The General Theory of Capital: Self-Reproduction of Humans Through Increasing Meanings - страница 72
“At its center is materialist man who, in a competitive world characterized by scarce resources, attempts to maximize the probability of survival and prosperity. To do so, the strategist pursues one of the four timeless dynamic strategies: family multiplication (involving procreation and migration to new lands), conquest, commerce, and technological change” (Snooks 1997, p. 6).
Choosing a strategy is a rational action that involves imitating successful people and their practices. Snooks considers the “intellectual ability” of strategists to be the most limited resource (Snooks 1997, pp. 52-3). Unlike cultural evolution theorists, he believes that individuals are capable of “inventing” the necessary solutions. Accordingly, he considers cultural evolution to be the result, not the driving force, of social development (Snooks 1997, p. 68). He derives changes in institutions and economic growth from the demand of strategists and competition among their groups, and considers cultural change to be the sum of institutional change and economic growth. He distinguishes between “strategists” or innovators (profit seekers), “non-strategists” or followers, and “anti-strategists” or rent seekers (Snooks 1997, p. 63). Snooks reduces human motives to material consumption and culture to a vague collection of “everything that contributes to the complex structure of human civilization” (Snooks 1997, p. 68). He does not seem to understand that “strategies” are elements of culture, that strategists develop culture and thus develop themselves in the process of mutual imitation. The third thesis about Feuerbach fully applies to Snooks’ point of view:
“The materialist doctrine concerning the changing of circumstances and upbringing forgets that circumstances are changed by men and that the educator must himself be educated. This doctrine must, therefore, divide society into two parts, one of which is superior to society” (Marx and Engels 1975-2004, vol. 5, p. 4).

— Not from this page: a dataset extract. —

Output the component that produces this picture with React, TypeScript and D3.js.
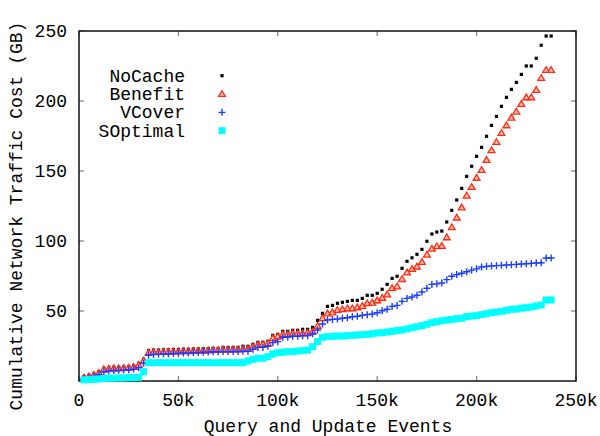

Herbert Simon noted that people are not omniscient and cannot solve all problems with reason alone, and introduced the principle of bounded rationality:
“The capacity of the human mind for formulating and solving complex problems is very small compared with the size of the problems whose solution is required for objectively rational behavior in the real world or even for a reasonable approximation to such objective rationality” (Simon 1957, p. 198).
What could be the cause of the limitations of the mind? Thinking combines instincts, practices and reason, which are developed to varying degrees by natural and cultural selection. Actions based on instincts and the consistent learning of many generations of people are performed faster and more easily than actions that have emerged relatively recently or require reasoning. Daniel Kahneman calls fast intuitive thinking System 1, and the slow conscious thinking System 2. System 1 is associative, metaphorical, deterministic thinking that comes easily and is automatic, and System 2 is probabilistic statistical thinking that requires a lot of reasoning and reflection. Humans strive to reduce problems to what they supposedly know, to automatic associative and causal correlations. The limitations of reason and our deviations from rationality are explained not by instincts or emotions interfering with reason, but by the mechanism of thinking itself, in which reason is only a later, albeit important, element. This prevents us from recognizing “a puzzling limitation of our mind: our excessive confidence in what we believe we know, and our apparent inability to acknowledge the full extent of our ignorance and the uncertainty of the world we live in” (Kahneman 2011, pp. 13-4).